_Short exercise_
Without the pictures, output the lines of the material from the very first through the one that holds "var markLineX = 2;".

_Data block_
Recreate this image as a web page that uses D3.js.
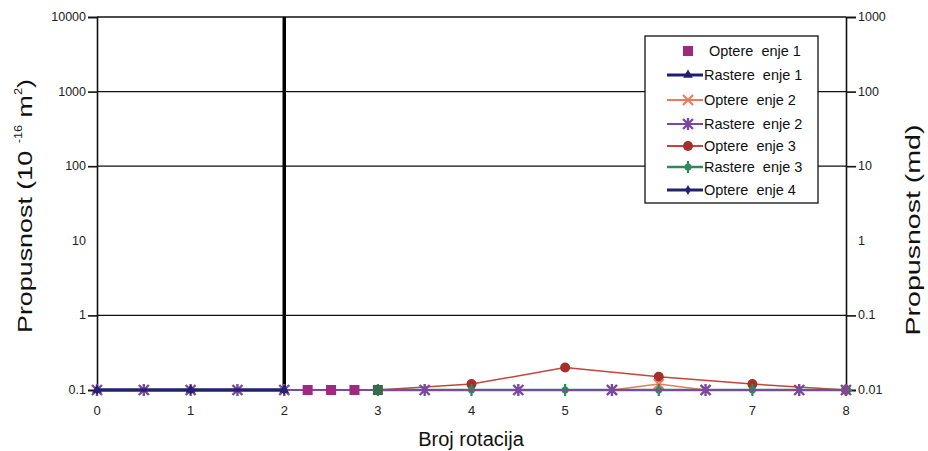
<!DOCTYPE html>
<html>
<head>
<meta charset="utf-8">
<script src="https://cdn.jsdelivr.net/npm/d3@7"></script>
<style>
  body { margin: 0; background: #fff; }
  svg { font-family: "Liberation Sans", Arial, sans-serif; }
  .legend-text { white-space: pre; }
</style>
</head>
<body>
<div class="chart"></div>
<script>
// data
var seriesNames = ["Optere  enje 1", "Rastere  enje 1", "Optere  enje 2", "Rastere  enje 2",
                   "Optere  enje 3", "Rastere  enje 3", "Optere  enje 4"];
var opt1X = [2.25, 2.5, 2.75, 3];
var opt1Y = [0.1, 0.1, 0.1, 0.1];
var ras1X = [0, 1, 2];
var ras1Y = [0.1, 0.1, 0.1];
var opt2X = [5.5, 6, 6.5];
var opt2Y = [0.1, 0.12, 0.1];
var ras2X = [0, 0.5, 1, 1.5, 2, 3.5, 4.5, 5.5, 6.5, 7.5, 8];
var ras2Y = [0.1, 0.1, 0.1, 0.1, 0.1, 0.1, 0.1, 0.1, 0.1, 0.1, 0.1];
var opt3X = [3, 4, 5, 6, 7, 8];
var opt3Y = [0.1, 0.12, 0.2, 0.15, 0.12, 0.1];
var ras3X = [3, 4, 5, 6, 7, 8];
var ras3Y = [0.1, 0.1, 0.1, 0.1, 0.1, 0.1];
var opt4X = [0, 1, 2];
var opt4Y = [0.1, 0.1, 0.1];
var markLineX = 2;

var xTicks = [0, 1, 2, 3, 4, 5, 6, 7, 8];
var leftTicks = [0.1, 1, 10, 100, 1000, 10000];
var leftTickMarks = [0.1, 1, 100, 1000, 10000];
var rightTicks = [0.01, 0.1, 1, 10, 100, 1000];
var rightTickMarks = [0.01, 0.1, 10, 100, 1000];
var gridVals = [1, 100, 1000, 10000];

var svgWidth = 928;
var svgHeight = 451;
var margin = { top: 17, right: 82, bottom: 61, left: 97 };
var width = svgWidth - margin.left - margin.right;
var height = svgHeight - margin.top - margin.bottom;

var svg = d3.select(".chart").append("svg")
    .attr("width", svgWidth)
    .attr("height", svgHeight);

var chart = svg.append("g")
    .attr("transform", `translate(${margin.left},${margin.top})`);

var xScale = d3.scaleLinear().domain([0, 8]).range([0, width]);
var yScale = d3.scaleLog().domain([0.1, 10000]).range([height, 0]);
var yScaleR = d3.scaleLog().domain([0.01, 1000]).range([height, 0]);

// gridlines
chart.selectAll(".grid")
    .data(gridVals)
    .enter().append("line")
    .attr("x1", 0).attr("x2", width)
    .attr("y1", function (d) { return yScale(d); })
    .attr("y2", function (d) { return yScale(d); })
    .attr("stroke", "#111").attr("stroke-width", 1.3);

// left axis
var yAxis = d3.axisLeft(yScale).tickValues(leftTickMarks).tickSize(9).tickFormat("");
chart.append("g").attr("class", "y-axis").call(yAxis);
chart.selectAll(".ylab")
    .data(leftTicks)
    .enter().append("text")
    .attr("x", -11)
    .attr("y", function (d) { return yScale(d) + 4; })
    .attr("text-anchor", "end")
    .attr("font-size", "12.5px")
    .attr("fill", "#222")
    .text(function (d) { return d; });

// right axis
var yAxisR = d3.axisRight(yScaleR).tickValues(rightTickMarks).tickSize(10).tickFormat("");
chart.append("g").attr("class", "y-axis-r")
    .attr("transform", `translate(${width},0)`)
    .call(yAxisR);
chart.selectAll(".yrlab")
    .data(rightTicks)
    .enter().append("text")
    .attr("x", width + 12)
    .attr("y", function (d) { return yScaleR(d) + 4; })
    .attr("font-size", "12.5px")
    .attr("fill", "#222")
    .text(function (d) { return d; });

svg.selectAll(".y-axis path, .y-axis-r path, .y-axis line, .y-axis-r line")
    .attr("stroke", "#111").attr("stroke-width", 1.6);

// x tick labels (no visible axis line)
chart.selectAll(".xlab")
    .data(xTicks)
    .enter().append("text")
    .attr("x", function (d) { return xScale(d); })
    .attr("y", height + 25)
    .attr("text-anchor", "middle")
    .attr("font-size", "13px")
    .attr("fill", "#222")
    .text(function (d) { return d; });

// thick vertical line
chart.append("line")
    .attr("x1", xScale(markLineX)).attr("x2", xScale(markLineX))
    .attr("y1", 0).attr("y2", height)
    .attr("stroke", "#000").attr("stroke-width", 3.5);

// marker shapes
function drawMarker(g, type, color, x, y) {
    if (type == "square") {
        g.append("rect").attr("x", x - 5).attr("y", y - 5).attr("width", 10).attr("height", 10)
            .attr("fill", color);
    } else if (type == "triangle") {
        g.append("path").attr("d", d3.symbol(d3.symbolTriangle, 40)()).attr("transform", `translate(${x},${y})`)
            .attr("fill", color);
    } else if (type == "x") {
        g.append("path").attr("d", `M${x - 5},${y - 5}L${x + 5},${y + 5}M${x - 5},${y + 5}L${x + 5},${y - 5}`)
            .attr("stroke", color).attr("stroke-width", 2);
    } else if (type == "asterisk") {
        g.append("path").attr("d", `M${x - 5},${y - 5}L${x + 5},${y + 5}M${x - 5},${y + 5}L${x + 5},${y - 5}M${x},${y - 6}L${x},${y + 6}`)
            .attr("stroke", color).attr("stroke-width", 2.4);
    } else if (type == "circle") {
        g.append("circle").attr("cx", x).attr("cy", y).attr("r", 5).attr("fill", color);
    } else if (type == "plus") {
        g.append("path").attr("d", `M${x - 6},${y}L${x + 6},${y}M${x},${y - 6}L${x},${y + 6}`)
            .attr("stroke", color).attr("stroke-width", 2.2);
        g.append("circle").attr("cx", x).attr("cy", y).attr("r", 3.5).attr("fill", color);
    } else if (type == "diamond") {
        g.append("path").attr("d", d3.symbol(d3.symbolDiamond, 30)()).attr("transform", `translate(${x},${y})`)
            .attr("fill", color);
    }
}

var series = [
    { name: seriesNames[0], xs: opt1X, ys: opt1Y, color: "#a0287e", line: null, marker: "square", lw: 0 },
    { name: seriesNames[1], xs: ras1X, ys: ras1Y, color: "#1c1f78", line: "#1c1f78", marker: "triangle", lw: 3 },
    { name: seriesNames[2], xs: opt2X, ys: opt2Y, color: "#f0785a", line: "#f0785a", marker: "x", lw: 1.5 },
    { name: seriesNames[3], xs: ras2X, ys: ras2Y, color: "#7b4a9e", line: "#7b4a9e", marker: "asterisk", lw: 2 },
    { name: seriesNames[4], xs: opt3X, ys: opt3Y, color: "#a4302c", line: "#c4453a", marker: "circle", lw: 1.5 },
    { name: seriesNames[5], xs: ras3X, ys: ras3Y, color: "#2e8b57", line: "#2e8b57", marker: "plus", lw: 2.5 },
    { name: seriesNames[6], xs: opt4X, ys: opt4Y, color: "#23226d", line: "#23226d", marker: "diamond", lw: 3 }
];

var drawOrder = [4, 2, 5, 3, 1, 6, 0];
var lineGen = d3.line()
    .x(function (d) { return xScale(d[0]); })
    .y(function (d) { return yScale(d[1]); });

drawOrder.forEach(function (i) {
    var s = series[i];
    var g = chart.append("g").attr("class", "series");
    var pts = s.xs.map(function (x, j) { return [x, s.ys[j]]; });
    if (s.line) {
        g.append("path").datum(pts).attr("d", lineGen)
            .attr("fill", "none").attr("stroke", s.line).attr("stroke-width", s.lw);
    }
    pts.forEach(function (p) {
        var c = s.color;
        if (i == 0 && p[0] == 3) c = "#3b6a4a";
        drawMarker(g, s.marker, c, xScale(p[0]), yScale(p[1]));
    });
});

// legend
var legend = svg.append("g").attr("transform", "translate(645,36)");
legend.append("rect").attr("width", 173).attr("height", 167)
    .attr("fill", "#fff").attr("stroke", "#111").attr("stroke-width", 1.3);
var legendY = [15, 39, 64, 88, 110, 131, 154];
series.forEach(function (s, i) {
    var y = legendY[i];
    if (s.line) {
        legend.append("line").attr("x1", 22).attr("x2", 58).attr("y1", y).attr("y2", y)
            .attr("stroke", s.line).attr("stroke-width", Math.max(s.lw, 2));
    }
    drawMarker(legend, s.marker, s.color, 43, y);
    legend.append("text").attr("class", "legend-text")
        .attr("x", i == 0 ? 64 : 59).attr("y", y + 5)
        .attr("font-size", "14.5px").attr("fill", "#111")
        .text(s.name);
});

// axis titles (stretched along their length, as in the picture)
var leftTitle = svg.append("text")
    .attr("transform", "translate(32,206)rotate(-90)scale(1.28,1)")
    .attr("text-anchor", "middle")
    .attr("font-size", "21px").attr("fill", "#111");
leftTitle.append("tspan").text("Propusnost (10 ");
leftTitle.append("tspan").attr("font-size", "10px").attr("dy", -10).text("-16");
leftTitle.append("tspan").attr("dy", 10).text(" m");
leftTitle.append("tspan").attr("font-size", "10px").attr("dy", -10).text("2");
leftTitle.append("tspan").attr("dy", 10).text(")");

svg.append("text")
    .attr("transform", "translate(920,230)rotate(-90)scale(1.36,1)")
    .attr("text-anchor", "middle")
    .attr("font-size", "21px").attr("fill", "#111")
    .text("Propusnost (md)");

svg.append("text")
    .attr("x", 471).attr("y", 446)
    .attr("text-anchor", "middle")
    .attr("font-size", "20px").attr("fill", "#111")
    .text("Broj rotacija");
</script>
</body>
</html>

_Completed exercise_
Recreate this image as a web page that uses D3.js.
<!DOCTYPE html>
<html>
<head>
<meta charset="utf-8">
<script src="https://cdn.jsdelivr.net/npm/d3@7"></script>
<style>
  body { margin: 0; background: #fff; }
  svg { font-family: "Liberation Sans", Arial, sans-serif; }
  .legend-text { white-space: pre; }
</style>
</head>
<body>
<div class="chart"></div>
<script>
// data
var seriesNames = ["Optere  enje 1", "Rastere  enje 1", "Optere  enje 2", "Rastere  enje 2",
                   "Optere  enje 3", "Rastere  enje 3", "Optere  enje 4"];
var opt1X = [2.25, 2.5, 2.75, 3];
var opt1Y = [0.1, 0.1, 0.1, 0.1];
var ras1X = [0, 1, 2];
var ras1Y = [0.1, 0.1, 0.1];
var opt2X = [5.5, 6, 6.5];
var opt2Y = [0.1, 0.12, 0.1];
var ras2X = [0, 0.5, 1, 1.5, 2, 3.5, 4.5, 5.5, 6.5, 7.5, 8];
var ras2Y = [0.1, 0.1, 0.1, 0.1, 0.1, 0.1, 0.1, 0.1, 0.1, 0.1, 0.1];
var opt3X = [3, 4, 5, 6, 7, 8];
var opt3Y = [0.1, 0.12, 0.2, 0.15, 0.12, 0.1];
var ras3X = [3, 4, 5, 6, 7, 8];
var ras3Y = [0.1, 0.1, 0.1, 0.1, 0.1, 0.1];
var opt4X = [0, 1, 2];
var opt4Y = [0.1, 0.1, 0.1];
var markLineX = 2;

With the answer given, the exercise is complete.